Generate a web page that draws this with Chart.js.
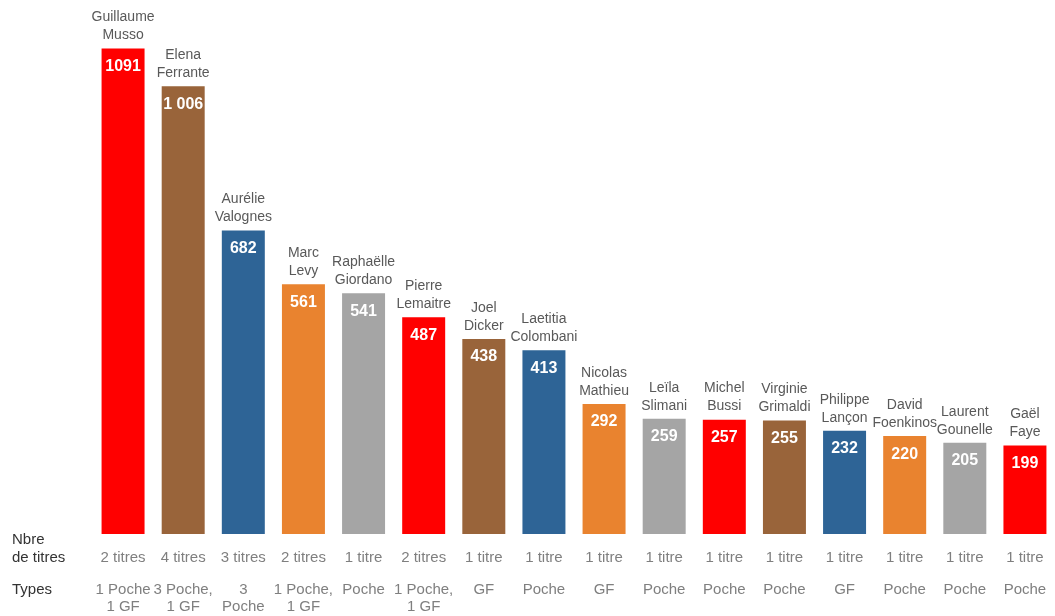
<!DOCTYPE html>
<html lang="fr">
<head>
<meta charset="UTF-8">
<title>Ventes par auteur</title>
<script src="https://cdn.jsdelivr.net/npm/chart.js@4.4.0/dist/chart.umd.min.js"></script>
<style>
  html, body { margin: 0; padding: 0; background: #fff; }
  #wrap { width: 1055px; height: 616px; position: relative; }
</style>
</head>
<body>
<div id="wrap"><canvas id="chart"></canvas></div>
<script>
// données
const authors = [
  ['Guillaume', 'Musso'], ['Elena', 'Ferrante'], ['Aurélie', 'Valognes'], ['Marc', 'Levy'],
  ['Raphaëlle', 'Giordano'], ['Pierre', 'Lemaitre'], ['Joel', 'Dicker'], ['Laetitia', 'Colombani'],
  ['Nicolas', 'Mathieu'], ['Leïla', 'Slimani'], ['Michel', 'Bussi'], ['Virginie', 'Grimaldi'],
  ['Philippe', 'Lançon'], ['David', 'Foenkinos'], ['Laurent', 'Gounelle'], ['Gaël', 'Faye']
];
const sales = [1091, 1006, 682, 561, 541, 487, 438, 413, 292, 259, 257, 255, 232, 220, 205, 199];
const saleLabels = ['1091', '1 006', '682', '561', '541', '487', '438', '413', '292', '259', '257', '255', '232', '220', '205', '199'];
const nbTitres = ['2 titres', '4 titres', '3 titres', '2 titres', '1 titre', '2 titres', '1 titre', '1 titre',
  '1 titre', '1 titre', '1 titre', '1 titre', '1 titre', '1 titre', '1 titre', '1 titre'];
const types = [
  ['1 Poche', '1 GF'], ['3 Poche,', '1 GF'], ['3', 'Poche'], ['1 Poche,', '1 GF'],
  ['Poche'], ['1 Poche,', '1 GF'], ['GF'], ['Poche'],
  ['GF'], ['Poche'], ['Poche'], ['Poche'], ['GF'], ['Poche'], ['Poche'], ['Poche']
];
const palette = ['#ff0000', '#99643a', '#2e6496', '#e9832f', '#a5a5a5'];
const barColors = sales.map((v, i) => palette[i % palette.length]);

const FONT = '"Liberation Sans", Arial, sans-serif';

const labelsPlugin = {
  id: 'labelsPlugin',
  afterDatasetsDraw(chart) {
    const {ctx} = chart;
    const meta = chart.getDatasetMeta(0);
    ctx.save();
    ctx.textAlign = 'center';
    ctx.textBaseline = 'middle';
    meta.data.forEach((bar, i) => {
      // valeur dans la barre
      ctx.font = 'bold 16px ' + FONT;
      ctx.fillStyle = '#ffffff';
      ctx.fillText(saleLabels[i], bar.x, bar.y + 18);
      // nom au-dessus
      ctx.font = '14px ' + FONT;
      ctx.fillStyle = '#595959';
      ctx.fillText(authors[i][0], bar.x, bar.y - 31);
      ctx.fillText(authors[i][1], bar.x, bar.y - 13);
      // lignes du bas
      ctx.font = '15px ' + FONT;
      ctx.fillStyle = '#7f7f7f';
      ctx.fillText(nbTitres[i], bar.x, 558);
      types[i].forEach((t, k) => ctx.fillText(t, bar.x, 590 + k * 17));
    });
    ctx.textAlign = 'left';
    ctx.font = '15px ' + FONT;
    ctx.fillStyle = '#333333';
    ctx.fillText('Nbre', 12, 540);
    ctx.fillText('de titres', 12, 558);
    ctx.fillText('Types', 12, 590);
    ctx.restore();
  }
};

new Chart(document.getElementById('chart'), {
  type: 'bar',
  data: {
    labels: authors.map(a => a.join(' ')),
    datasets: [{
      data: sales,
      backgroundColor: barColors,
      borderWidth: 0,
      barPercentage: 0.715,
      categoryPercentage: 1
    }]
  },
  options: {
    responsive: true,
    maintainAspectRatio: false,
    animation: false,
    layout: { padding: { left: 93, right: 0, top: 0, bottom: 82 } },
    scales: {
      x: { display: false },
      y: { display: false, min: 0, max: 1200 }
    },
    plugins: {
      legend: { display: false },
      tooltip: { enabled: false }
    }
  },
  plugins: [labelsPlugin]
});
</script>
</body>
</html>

------------------------------------

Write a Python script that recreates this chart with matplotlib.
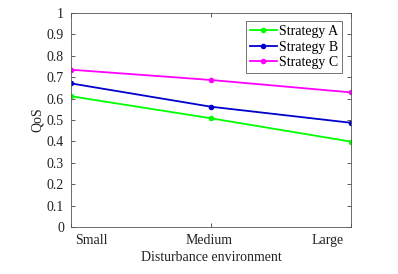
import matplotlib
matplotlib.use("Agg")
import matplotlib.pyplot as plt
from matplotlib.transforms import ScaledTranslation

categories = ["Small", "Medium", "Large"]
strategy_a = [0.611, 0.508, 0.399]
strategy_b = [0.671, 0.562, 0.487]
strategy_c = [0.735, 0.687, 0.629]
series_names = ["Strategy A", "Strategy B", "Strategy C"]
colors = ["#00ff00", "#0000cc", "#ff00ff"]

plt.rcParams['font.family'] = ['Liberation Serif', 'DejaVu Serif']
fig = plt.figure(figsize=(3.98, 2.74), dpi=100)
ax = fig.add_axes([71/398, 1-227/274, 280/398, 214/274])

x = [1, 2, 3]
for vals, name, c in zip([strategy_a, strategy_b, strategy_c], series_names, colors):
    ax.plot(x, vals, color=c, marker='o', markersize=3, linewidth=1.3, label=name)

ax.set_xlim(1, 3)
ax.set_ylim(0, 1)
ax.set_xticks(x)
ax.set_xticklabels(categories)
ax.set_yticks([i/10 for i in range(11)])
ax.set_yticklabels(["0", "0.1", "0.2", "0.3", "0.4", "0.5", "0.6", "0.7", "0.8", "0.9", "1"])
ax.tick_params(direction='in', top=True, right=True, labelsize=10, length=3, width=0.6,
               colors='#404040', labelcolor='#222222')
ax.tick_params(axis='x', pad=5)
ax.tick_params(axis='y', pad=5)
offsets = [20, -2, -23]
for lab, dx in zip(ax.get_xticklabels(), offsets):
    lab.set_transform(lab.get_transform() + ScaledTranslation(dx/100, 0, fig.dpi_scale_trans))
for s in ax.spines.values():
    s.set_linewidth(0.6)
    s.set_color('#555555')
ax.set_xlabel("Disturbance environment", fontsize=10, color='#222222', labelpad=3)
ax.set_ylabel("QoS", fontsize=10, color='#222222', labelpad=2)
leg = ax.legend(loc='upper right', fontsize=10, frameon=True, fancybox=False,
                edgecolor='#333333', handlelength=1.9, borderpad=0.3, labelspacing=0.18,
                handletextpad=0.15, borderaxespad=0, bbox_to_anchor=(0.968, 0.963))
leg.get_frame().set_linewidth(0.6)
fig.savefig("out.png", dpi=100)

------------------------------------

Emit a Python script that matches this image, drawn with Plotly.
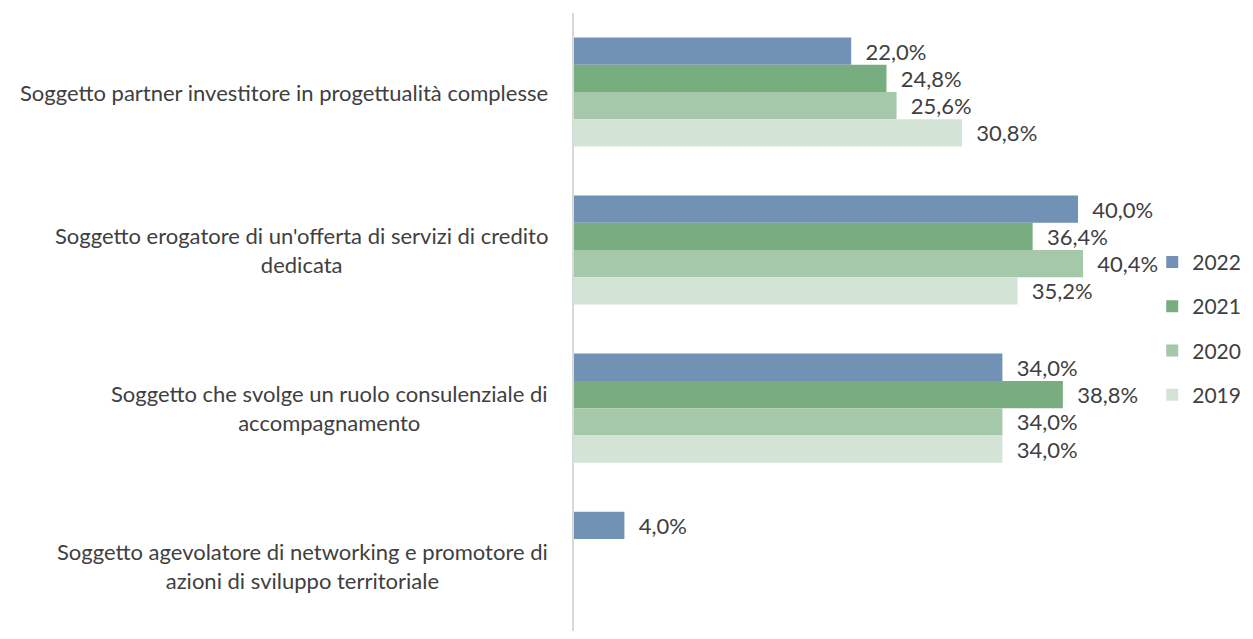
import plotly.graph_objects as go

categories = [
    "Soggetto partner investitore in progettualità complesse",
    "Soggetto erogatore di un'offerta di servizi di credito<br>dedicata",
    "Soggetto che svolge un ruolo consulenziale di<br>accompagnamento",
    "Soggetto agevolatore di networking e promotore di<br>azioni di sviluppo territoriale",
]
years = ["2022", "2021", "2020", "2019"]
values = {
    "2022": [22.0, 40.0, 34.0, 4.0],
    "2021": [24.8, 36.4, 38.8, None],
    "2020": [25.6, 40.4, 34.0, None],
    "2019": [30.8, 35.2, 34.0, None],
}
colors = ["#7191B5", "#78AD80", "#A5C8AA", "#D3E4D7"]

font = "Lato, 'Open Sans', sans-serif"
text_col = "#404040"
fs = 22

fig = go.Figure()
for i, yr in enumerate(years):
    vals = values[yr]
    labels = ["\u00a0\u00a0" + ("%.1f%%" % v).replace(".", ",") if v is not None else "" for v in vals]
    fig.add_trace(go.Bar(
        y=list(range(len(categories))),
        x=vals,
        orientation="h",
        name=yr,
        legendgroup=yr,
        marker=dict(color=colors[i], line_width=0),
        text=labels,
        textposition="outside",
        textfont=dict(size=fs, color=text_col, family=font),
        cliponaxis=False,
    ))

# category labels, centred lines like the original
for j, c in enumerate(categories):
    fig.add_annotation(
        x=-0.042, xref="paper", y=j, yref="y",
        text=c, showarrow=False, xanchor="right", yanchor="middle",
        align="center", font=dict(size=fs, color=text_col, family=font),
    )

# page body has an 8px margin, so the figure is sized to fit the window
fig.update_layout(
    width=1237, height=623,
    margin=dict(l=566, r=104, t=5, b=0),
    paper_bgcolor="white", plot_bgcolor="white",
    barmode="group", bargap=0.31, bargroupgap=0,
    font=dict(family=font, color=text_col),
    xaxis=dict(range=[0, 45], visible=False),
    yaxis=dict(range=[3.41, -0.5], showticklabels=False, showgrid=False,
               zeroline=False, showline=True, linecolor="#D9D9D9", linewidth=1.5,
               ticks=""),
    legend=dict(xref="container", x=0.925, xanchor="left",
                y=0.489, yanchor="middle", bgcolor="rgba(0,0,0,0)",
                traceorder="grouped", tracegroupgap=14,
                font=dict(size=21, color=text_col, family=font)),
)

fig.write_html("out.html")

------------------------------------

Problem statement:
Keep to the lines above from the line with "Write a Python" to the line with "markersize=3, linewidth=1.3, label=name)", and set down exactly those, inclusive, with nothing else and every picture left out.

Solution to this task:
Write a Python script that recreates this chart with matplotlib.
import matplotlib
matplotlib.use("Agg")
import matplotlib.pyplot as plt
from matplotlib.transforms import ScaledTranslation

categories = ["Small", "Medium", "Large"]
strategy_a = [0.611, 0.508, 0.399]
strategy_b = [0.671, 0.562, 0.487]
strategy_c = [0.735, 0.687, 0.629]
series_names = ["Strategy A", "Strategy B", "Strategy C"]
colors = ["#00ff00", "#0000cc", "#ff00ff"]

plt.rcParams['font.family'] = ['Liberation Serif', 'DejaVu Serif']
fig = plt.figure(figsize=(3.98, 2.74), dpi=100)
ax = fig.add_axes([71/398, 1-227/274, 280/398, 214/274])

x = [1, 2, 3]
for vals, name, c in zip([strategy_a, strategy_b, strategy_c], series_names, colors):
    ax.plot(x, vals, color=c, marker='o', markersize=3, linewidth=1.3, label=name)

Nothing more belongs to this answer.